Shortly after the Arab Revolution we found that its success was being denied or blanketed by the Enemy Press (which was of course quoted by neutrals), and we decided that the best proof that it had taken place would be provided by an issue of Hejaz postage stamps, which would carry the Arab propaganda, self-paying and incontrovertible, to the four corners of the earth. The High Commissioner was quick to approve; and the Foreign Office approved him. I had corresponded with King Husain on the project, and he sent me by return of mail a design purporting to typify Islamic architecture, but to the layman indistinguishable from the Eddystone Lighthouse. This I felt would never do, so wandered with Lawrence round the Arab Museum in Cairo collecting suitable arabesque motifs in order that the design in wording, spirit and ornament, might be as far as possible representative and reminiscent of a purely Arab source of inspiration. Pictures and views were avoided, for these never formed part of Arab decoration, and are foreign to its art: so also was European lettering. It was quickly apparent that Lawrence already possessed or had immediately assimilated a complete working technique of philatelic and three-colour reproduction, so that he was able to supervise the issue from start to finish. And it seemed only a few weeks before this young Hittite archaeologist was on the most intimate terms with machine-guns, with tulip bombs, even with the jealously forbidden subtleties of a Rolls-Royce engine. There still exists the last motor-cycle he had built, never ridden, never delivered, carrying ten improvements, all invented by himself.

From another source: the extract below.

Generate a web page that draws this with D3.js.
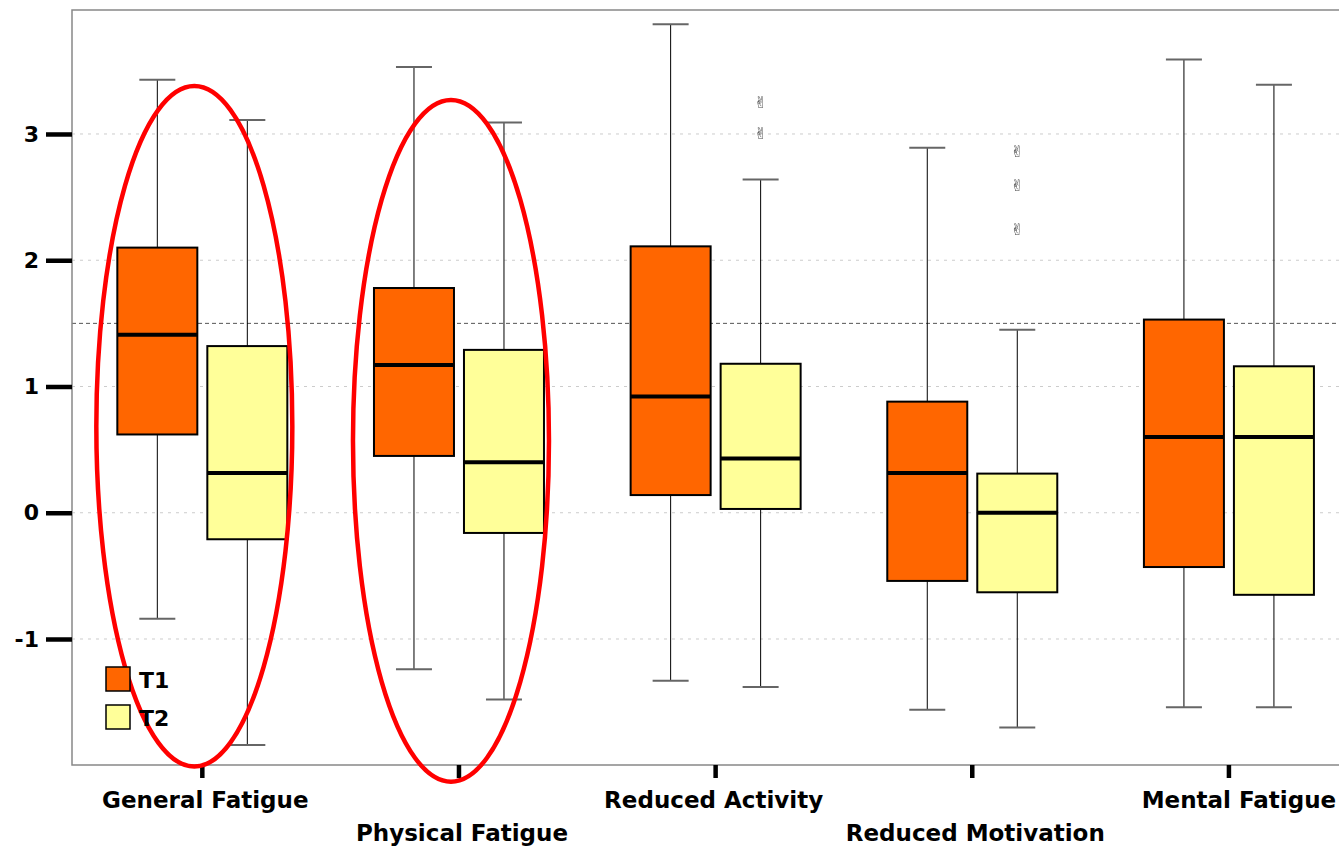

These stamp designs (admirably carried out by the Survey Department of the Egyptian Government) drew him still more closely within the Arabian orbit and into meetings with some of my Egyptian friends, and I noticed that he grew more and more eager for first-hand knowledge. I sent my secret agent (who had assisted in the opening negotiations), to his office, to pass on all he had discovered about the Hejaz; the tribes, routes, wells, and distances. At last he asked me point blank to take him down on my next voyage to Jeddah. Nothing from any point of view could have pleased me more, and permission from his military superiors was (as he has explained) granted almost with relief. He has recorded[4] our mutual hope as we proceeded through the streets of Jeddah, that the other had not perceived that the back of his jacket was dyed bright scarlet from the leather backs of the Gun-room chairs. When Abdallah quoted Faisal’s telegram saying that unless the two Turkish aeroplanes were driven off the Arabs would disperse, “Lawrence remarked that very few Turkish aeroplanes last more than four or five days....”[5] Abdallah was impressed with his extraordinary detailed knowledge of “enemy dispositions” which, being temporary Sub-Lieutenant in charge of “maps and marking of Turkish Army distribution”, he was able to use with masterly effect. As Syrian, Circassian, Anatolian, Mesopotamian names came up, Lawrence at once stated exactly which unit was in each position, until Abdallah turned to me in amazement: “Is this man God, to know everything?” My journal records that “I reminded Abdallah of the permission I had that morning extracted, in his hearing from the Grand Sharīf, for Lawrence to go up to Bir Abbas; and urged him to give L. letters of introduction to Ali and Faisal”. Abdallah was now so firmly gripped by Lawrence’s personality that he forthwith caused his father to write this eagerly desired letter of introduction to Faisal,[6] the letter that made his dream come true; and I can still see Lawrence three days later on the shore at Rābugh waving grateful hands as we left him there to return ourselves to Egypt. Long before we met again he had already begun to write his page, brilliant as a Persian miniature, in the History of England.